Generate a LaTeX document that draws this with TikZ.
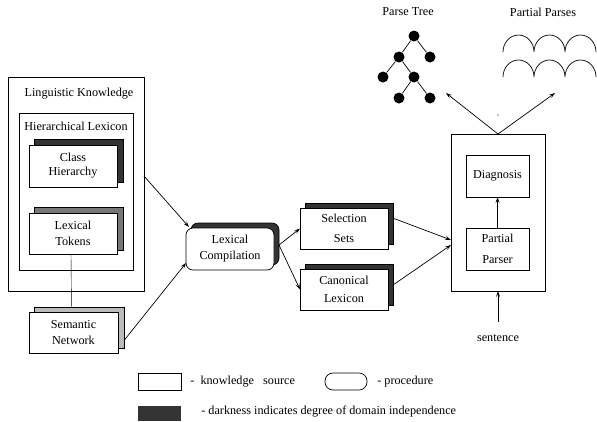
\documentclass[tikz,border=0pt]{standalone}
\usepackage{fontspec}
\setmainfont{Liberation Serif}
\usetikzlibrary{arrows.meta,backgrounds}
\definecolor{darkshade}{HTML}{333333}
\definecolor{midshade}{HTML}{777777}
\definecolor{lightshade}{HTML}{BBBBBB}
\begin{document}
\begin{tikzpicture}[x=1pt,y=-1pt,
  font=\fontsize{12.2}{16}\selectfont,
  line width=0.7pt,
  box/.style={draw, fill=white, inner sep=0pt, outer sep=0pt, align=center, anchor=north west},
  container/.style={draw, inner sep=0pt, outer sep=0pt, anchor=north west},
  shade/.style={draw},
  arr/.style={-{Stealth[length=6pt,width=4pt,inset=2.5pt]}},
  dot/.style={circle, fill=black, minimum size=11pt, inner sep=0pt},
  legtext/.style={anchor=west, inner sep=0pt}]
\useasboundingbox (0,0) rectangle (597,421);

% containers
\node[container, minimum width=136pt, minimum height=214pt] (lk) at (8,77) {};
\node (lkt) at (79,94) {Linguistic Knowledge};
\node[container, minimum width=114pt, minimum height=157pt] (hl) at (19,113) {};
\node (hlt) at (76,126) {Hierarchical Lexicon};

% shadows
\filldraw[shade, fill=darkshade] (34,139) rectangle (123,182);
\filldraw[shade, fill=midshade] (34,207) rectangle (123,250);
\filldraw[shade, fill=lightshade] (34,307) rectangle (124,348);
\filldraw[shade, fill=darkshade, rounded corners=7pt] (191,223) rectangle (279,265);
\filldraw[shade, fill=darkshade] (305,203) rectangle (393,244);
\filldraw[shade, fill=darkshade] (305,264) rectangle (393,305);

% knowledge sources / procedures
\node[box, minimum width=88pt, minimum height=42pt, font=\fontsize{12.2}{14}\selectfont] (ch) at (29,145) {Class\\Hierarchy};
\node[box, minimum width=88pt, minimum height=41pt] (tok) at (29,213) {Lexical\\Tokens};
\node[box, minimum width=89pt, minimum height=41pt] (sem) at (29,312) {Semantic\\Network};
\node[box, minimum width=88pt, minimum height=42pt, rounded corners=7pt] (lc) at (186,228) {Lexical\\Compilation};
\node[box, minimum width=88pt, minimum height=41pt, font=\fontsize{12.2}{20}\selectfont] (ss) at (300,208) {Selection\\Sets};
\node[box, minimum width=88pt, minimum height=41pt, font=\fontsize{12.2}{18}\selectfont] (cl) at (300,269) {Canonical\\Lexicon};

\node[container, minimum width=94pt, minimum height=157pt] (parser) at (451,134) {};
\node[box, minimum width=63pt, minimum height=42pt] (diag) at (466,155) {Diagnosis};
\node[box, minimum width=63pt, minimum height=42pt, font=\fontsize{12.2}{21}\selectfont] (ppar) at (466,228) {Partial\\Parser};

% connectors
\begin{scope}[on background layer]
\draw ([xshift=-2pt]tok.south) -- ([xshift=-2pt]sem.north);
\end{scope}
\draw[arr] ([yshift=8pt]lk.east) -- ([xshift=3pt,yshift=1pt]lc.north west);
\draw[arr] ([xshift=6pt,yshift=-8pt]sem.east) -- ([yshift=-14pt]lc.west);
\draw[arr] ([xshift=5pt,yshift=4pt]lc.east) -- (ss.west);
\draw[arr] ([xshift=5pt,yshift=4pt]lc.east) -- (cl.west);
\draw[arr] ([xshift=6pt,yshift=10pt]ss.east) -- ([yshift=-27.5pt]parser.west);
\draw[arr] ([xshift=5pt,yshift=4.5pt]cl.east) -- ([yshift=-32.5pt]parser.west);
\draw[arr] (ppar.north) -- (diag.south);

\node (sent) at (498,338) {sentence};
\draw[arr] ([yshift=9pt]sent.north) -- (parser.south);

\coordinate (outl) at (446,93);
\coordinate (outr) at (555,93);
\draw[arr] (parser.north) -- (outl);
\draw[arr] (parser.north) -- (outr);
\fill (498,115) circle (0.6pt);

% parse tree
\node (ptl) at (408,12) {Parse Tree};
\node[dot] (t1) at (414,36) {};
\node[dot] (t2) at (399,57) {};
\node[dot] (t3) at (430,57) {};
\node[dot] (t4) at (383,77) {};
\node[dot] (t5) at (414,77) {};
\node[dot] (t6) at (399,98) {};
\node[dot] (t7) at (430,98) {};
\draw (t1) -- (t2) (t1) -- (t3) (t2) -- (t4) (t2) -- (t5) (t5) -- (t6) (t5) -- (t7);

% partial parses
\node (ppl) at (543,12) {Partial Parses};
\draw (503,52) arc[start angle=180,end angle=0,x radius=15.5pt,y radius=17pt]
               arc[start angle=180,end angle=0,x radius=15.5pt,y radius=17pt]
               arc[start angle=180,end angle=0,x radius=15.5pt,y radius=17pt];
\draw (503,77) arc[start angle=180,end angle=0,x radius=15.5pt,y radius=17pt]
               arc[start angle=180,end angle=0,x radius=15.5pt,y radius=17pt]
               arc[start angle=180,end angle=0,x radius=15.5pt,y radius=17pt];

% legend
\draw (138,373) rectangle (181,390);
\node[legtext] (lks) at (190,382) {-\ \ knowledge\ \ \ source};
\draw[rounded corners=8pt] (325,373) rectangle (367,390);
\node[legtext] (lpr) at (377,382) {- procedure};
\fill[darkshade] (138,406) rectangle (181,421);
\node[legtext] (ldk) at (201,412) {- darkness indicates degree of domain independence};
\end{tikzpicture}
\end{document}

◇ ◇ ◇ ◇ ◇

◆ **WHAT IS EXPECTED**
Transcribe each line above verbatim, with the pictures left out.

◆ **EXPECTED ANSWER**
Generate a LaTeX document that draws this with TikZ.
\documentclass[tikz,border=0pt]{standalone}
\usepackage{fontspec}
\setmainfont{Liberation Serif}
\usetikzlibrary{arrows.meta,backgrounds}
\definecolor{darkshade}{HTML}{333333}
\definecolor{midshade}{HTML}{777777}
\definecolor{lightshade}{HTML}{BBBBBB}
\begin{document}
\begin{tikzpicture}[x=1pt,y=-1pt,
  font=\fontsize{12.2}{16}\selectfont,
  line width=0.7pt,
  box/.style={draw, fill=white, inner sep=0pt, outer sep=0pt, align=center, anchor=north west},
  container/.style={draw, inner sep=0pt, outer sep=0pt, anchor=north west},
  shade/.style={draw},
  arr/.style={-{Stealth[length=6pt,width=4pt,inset=2.5pt]}},
  dot/.style={circle, fill=black, minimum size=11pt, inner sep=0pt},
  legtext/.style={anchor=west, inner sep=0pt}]
\useasboundingbox (0,0) rectangle (597,421);

% containers
\node[container, minimum width=136pt, minimum height=214pt] (lk) at (8,77) {};
\node (lkt) at (79,94) {Linguistic Knowledge};
\node[container, minimum width=114pt, minimum height=157pt] (hl) at (19,113) {};
\node (hlt) at (76,126) {Hierarchical Lexicon};

% shadows
\filldraw[shade, fill=darkshade] (34,139) rectangle (123,182);
\filldraw[shade, fill=midshade] (34,207) rectangle (123,250);
\filldraw[shade, fill=lightshade] (34,307) rectangle (124,348);
\filldraw[shade, fill=darkshade, rounded corners=7pt] (191,223) rectangle (279,265);
\filldraw[shade, fill=darkshade] (305,203) rectangle (393,244);
\filldraw[shade, fill=darkshade] (305,264) rectangle (393,305);

% knowledge sources / procedures
\node[box, minimum width=88pt, minimum height=42pt, font=\fontsize{12.2}{14}\selectfont] (ch) at (29,145) {Class\\Hierarchy};
\node[box, minimum width=88pt, minimum height=41pt] (tok) at (29,213) {Lexical\\Tokens};
\node[box, minimum width=89pt, minimum height=41pt] (sem) at (29,312) {Semantic\\Network};
\node[box, minimum width=88pt, minimum height=42pt, rounded corners=7pt] (lc) at (186,228) {Lexical\\Compilation};
\node[box, minimum width=88pt, minimum height=41pt, font=\fontsize{12.2}{20}\selectfont] (ss) at (300,208) {Selection\\Sets};
\node[box, minimum width=88pt, minimum height=41pt, font=\fontsize{12.2}{18}\selectfont] (cl) at (300,269) {Canonical\\Lexicon};

\node[container, minimum width=94pt, minimum height=157pt] (parser) at (451,134) {};
\node[box, minimum width=63pt, minimum height=42pt] (diag) at (466,155) {Diagnosis};
\node[box, minimum width=63pt, minimum height=42pt, font=\fontsize{12.2}{21}\selectfont] (ppar) at (466,228) {Partial\\Parser};

% connectors
\begin{scope}[on background layer]
\draw ([xshift=-2pt]tok.south) -- ([xshift=-2pt]sem.north);
\end{scope}
\draw[arr] ([yshift=8pt]lk.east) -- ([xshift=3pt,yshift=1pt]lc.north west);
\draw[arr] ([xshift=6pt,yshift=-8pt]sem.east) -- ([yshift=-14pt]lc.west);
\draw[arr] ([xshift=5pt,yshift=4pt]lc.east) -- (ss.west);
\draw[arr] ([xshift=5pt,yshift=4pt]lc.east) -- (cl.west);
\draw[arr] ([xshift=6pt,yshift=10pt]ss.east) -- ([yshift=-27.5pt]parser.west);
\draw[arr] ([xshift=5pt,yshift=4.5pt]cl.east) -- ([yshift=-32.5pt]parser.west);
\draw[arr] (ppar.north) -- (diag.south);

\node (sent) at (498,338) {sentence};
\draw[arr] ([yshift=9pt]sent.north) -- (parser.south);

\coordinate (outl) at (446,93);
\coordinate (outr) at (555,93);
\draw[arr] (parser.north) -- (outl);
\draw[arr] (parser.north) -- (outr);
\fill (498,115) circle (0.6pt);

% parse tree
\node (ptl) at (408,12) {Parse Tree};
\node[dot] (t1) at (414,36) {};
\node[dot] (t2) at (399,57) {};
\node[dot] (t3) at (430,57) {};
\node[dot] (t4) at (383,77) {};
\node[dot] (t5) at (414,77) {};
\node[dot] (t6) at (399,98) {};
\node[dot] (t7) at (430,98) {};
\draw (t1) -- (t2) (t1) -- (t3) (t2) -- (t4) (t2) -- (t5) (t5) -- (t6) (t5) -- (t7);

% partial parses
\node (ppl) at (543,12) {Partial Parses};
\draw (503,52) arc[start angle=180,end angle=0,x radius=15.5pt,y radius=17pt]
               arc[start angle=180,end angle=0,x radius=15.5pt,y radius=17pt]
               arc[start angle=180,end angle=0,x radius=15.5pt,y radius=17pt];
\draw (503,77) arc[start angle=180,end angle=0,x radius=15.5pt,y radius=17pt]
               arc[start angle=180,end angle=0,x radius=15.5pt,y radius=17pt]
               arc[start angle=180,end angle=0,x radius=15.5pt,y radius=17pt];

% legend
\draw (138,373) rectangle (181,390);
\node[legtext] (lks) at (190,382) {-\ \ knowledge\ \ \ source};
\draw[rounded corners=8pt] (325,373) rectangle (367,390);
\node[legtext] (lpr) at (377,382) {- procedure};
\fill[darkshade] (138,406) rectangle (181,421);
\node[legtext] (ldk) at (201,412) {- darkness indicates degree of domain independence};
\end{tikzpicture}
\end{document}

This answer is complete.